Best practices for managing alerts

Follow these recommendations when designing alerts in Kloudfuse to ensure they fire reliably, remain actionable, and provide useful context for troubleshooting.

Configure Alerts with Min and Max Conditions

When creating alerts in Kloudfuse, use the Min, Max, and Last conditions carefully. Improper setup may cause alerts to miss critical events or trigger inconsistently.

Steps

Use Min when you want the alert to fire only if the minimum of all data points in the evaluation window crosses the threshold — i.e., use Min for "is above" (>). This guarantees the condition is true for every point in the range (no intermittent breaches).

  1. In the Set Condition section:

    • Select Min as the Trigger when option (use this for is above / > semantics).

    • Choose the query (for example, Query (a)).

    • Set the comparison rule, such as is above threshold over 5 minutes.

  2. Enter the Alert threshold value.

  3. Expand Configure Warning and Recovery Thresholds if needed.

  4. Under No data and error handling, select:

    • Evaluate as Zero → if data is missing.

    • Keep Last State → if there is an execution error or timeout.

      Example Min condition alert

Notes

  • Min: Use when you need is above behavior (minimum > threshold) — e.g., Get alerted if cpu going over 80% over 5 minutes but not for a spike

  • Max: Use when you need is below behavior (maximum < threshold) — e.g., Get alerted if total requests falls below a threshold which can happen after a new deployment.

  • Last: Use for point-in-time checks or spike detection when only the most recent sample matters.
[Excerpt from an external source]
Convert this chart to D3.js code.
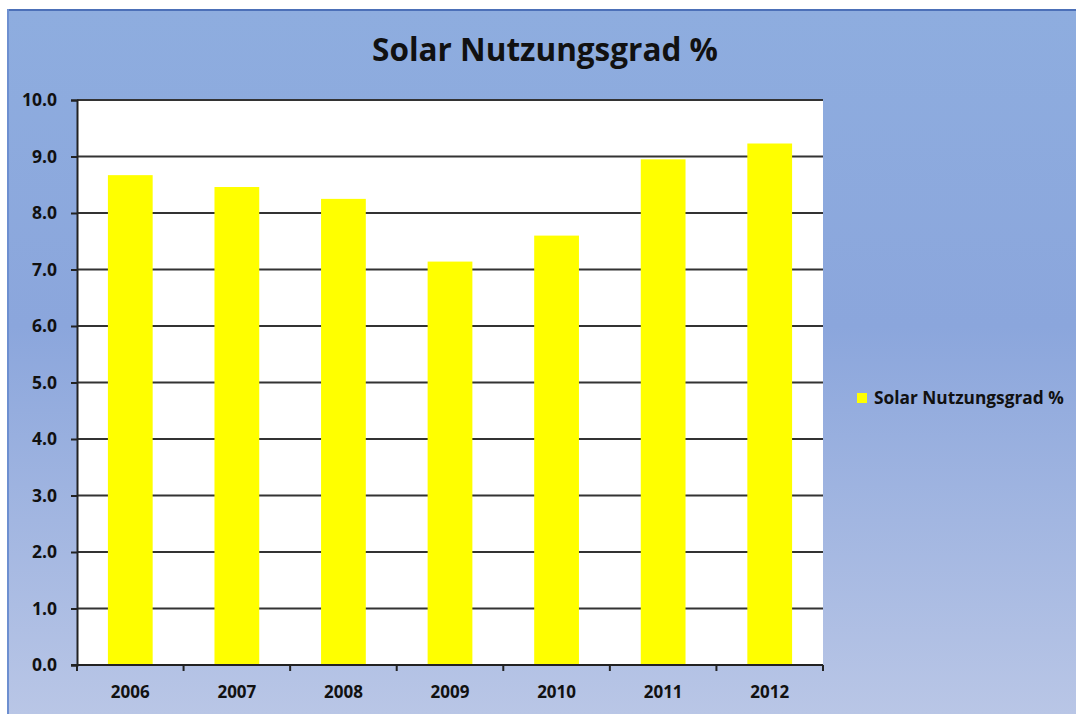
<!DOCTYPE html>
<html>
<head>
<meta charset="utf-8">
<script src="https://cdn.jsdelivr.net/npm/d3@7"></script>
<style>
  body { margin: 0; background: #fff; }
  text { font-family: "Open Sans", "DejaVu Sans", sans-serif; font-weight: bold; }
</style>
</head>
<body>
<svg width="1076" height="714"></svg>
<script>
const years = ['2006', '2007', '2008', '2009', '2010', '2011', '2012'];
const values = [8.67, 8.46, 8.25, 7.14, 7.6, 8.95, 9.23];
const yTicks = [0, 1, 2, 3, 4, 5, 6, 7, 8, 9, 10];
const seriesName = 'Solar Nutzungsgrad %';

const svg = d3.select('svg');
const width = +svg.attr('width');
const height = +svg.attr('height');

const defs = svg.append('defs');
const grad = defs.append('linearGradient')
    .attr('id', 'bg')
    .attr('x1', 0).attr('y1', 0).attr('x2', 0).attr('y2', 1);
grad.append('stop').attr('offset', '0%').attr('stop-color', '#8eaddf');
grad.append('stop').attr('offset', '45%').attr('stop-color', '#8ba6dc');
grad.append('stop').attr('offset', '100%').attr('stop-color', '#b9c6e6');

// background + frame
svg.append('rect')
    .attr('x', 7).attr('y', 9)
    .attr('width', width - 7).attr('height', height - 9)
    .attr('fill', 'url(#bg)');
svg.append('line')
    .attr('x1', 7).attr('x2', width).attr('y1', 10).attr('y2', 10)
    .attr('stroke', '#4c70b8').attr('stroke-width', 2);
svg.append('line')
    .attr('x1', 8).attr('x2', 8).attr('y1', 9).attr('y2', height)
    .attr('stroke', '#6d8fd0').attr('stroke-width', 2);

const plot = { left: 77, top: 100, right: 823, bottom: 665 };

const x = d3.scaleBand()
    .domain(years)
    .range([plot.left, plot.right])
    .paddingInner(0.58)
    .paddingOuter(0.29);

const xBoundary = d3.scaleBand()
    .domain(years)
    .range([plot.left, plot.right]);

const y = d3.scaleLinear()
    .domain([0, 10])
    .range([plot.bottom, plot.top]);

svg.append('rect')
    .attr('x', plot.left).attr('y', plot.top)
    .attr('width', plot.right - plot.left)
    .attr('height', plot.bottom - plot.top)
    .attr('fill', '#fff');

// gridlines
svg.append('g')
    .selectAll('line')
    .data(yTicks.filter(d => d > 0))
    .join('line')
    .attr('x1', plot.left).attr('x2', plot.right)
    .attr('y1', d => y(d)).attr('y2', d => y(d))
    .attr('stroke', '#333')
    .attr('stroke-width', 2);

// bars
svg.append('g')
    .selectAll('rect')
    .data(values)
    .join('rect')
    .attr('x', (d, i) => x(years[i]))
    .attr('y', d => y(d))
    .attr('width', x.bandwidth())
    .attr('height', d => y(0) - y(d))
    .attr('fill', '#ffff00');

// y axis
const yAxis = svg.append('g')
    .attr('transform', `translate(${plot.left},0)`)
    .call(d3.axisLeft(y).tickValues(yTicks).tickSize(6).tickPadding(14).tickFormat(d3.format('.1f')));
yAxis.selectAll('path, line').attr('stroke', '#222').attr('stroke-width', 2);
yAxis.selectAll('text').attr('font-size', 17.5).attr('fill', '#111').attr('dy', '0.34em');

// x axis
const xAxis = svg.append('g')
    .attr('transform', `translate(0,${plot.bottom})`)
    .call(d3.axisBottom(x).tickSize(0).tickPadding(21));
xAxis.select('path').remove();
xAxis.selectAll('text').attr('font-size', 17).attr('fill', '#111');

svg.append('line')
    .attr('x1', plot.left - 6).attr('x2', plot.right)
    .attr('y1', plot.bottom).attr('y2', plot.bottom)
    .attr('stroke', '#222').attr('stroke-width', 2);

svg.append('g')
    .selectAll('line')
    .data(years.concat(['end']))
    .join('line')
    .attr('x1', d => d === 'end' ? plot.right : xBoundary(d))
    .attr('x2', d => d === 'end' ? plot.right : xBoundary(d))
    .attr('y1', plot.bottom).attr('y2', plot.bottom + 6)
    .attr('stroke', '#222').attr('stroke-width', 2);

// title
svg.append('text')
    .attr('x', 545).attr('y', 61)
    .attr('text-anchor', 'middle')
    .attr('font-size', 31.5)
    .attr('fill', '#111')
    .text(seriesName);

// legend
svg.append('rect')
    .attr('x', 857).attr('y', 393)
    .attr('width', 10).attr('height', 10)
    .attr('fill', '#ffff00');
svg.append('text')
    .attr('x', 874).attr('y', 404)
    .attr('font-size', 17.3)
    .attr('fill', '#111')
    .text(seriesName);
</script>
</body>
</html>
E.g. if you want to get alerted immediately for pod restart and don’t want to wait for it to auto heal

  • After initial setup, test the alert by adjusting the time range or threshold. If you temporarily used Evaluate as Zero to tune behavior, disable it once the alert is finalized.

Ensure Alerts Are Meaningful and Actionable

Set up alerts that are meaningful and actionable.

Consider the impact of having an alert configuration in your system with the following characteristics:

  1. Alerts are being constantly triggered.

  2. Alerts resolve themselves before someone can take action.

  3. Alerts don’t provide information on what the problem is.

  4. Alerts are a result of a problem that cannot be addressed by the team.

These situations inevitably result in your team ignoring ALL the alerts. Therefore, exercise good judgement in designing and implementing your alerting framework.

You can add links to an Alert to associate it with documentation that helps to troubleshoot the issue. Kloudfuse provides several options:

Link to a Runbook

Create and maintain instructions on how to proceed when the alert is triggered.

Link a Dashboard

To help with troubleshooting, associate a Dashboard with the Alert.

Link a Panel

Especially useful when working with large dashboards, link the alert to a specific panel in the Dashboard.